14 Jul 2022, 19:20 WIB

https://www.liputan6.com/bisnis/read/5014203/indonesia-minta-aturan-perpajakan-internasional-ramah-terhadap-negara-berkembang

Liputan6.com, Jakarta Menteri Keuangan Sri Mulyani Indrawati mengatakan penerapan aturan perpajakan internasional harus bisa ramah terhadap negara-negara berkembang. Alasannya mereka banyak mengalami hambatan dalam mengimplementasikan standar perpajakan internasional.

Kondisi ini berbeda dari negara maju yang lebih mudah dalam penerapannya. Ini terjadi karena terdapat hambatan dari struktur perekonomian seperti finansial, masalah teknis dan keterbatasan data.

“Diperkirakan negara-negara berkembang mengalami pengurangan revenue yang lebih besar dalam cross border tax evasion,” kata Sri Mulyani dalam G20 Ministerial Tax Simposium di Bali International Convention Center (BICC), Nusa Dua, Bali, Kamis (14/7).

Itu sebabnya, Sri Mulyani menyebut perlu mendengar dan mempertimbangkan suara dari negara berkembang. Terutama, partisipasi mereka harus sepenuhnya terintegrasi dengan proses pengambilan keputusan.

“Sehingga mereka bisa memiliki pengaruh secara langsung dalam membentuk peraturan perpajakan internasional untuk mengatasi based erotion profit shifting dan memastikan playing field yang setara,” katanya.

Standar perpajakan internasional juga harus menjadi solusi global untuk berbagi tantangan. Untuk menjadi solusi atas fungsi terbaik, itu harus bekerja di berbagai pengaturan.

Maka, penting untuk membangun konsensus tentang standar melalui pendekatan inklusif, mempertimbangkan kapasitas serta kebutuhan dari negara berkembang dan negara yang paling terkendala. Instrumen dan konvensi harus dapat diterapkan baik di negara maju maupun negara berkembang.

“Ini adalah pekerjaan kita untuk memastikan bahwa kemajuan yang dicapai dalam pertukaran informasi dan pemberantasan based erosion profit shifting adalah untuk kepentingan semua anggota. Tidak boleh ada negara yang tertinggal,” kata dia.
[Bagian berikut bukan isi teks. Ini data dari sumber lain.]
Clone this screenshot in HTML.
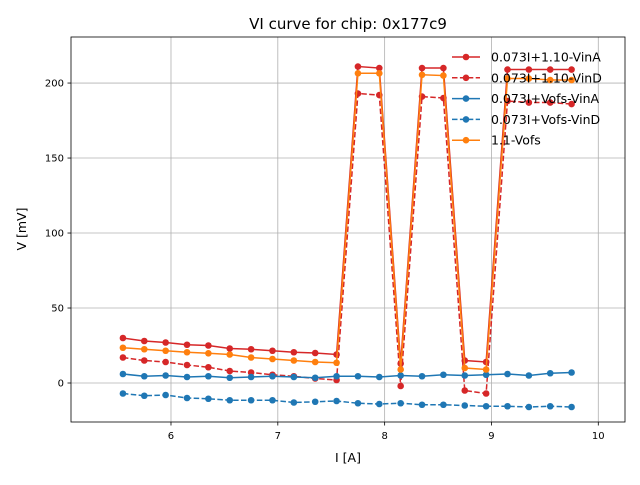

Dia melanjutkan perkembangan dunia saat ini menjadi lebih kompleks dari sebelumnya. Antar negara saat ini saling terkoneksi dan berubah sangat cepat.

Alhasil model bisnis, perkembangan teknologi dan kebiasaan konsumen juga berubah. Sehingga model perpajakan internasional juga perlu dimodifikasi menyesuaikan dengan zaman.

Perubahan membutuhkan kesepakatan global untuk bisa bekerja sepenuhnya. Ini termasuk tindakan bersama dalam menjaga keadilan dan keadilan dari sistem itu sendiri.

“Tanpa konsensus solusi di tingkat global, terdapat risiko dispute perpajakan dan perdagangan, mengurangi kepastian perpajakan dan investasi,” tuturnya.

Pada 2021, OECD mendapatkan mandat dari Presidensi Italia untuk menyiapkan laporan perkembangan negara-negara berkembang, terkait pengembangan kerangka kerja inklusif. Laporan itu menunjukkan ketika ada perkembangan yang baik, tantangan yang tetap ada, terutama sebagian besar untuk kendala kapasitas negara berkembang.

“Oleh karena itu, kita harus meningkatkan usaha kita untuk memastikan partisipasi yang memadai dan berarti dari negara berkembang dalam desain dan implementasi perpajakan internasional,” tuturnya.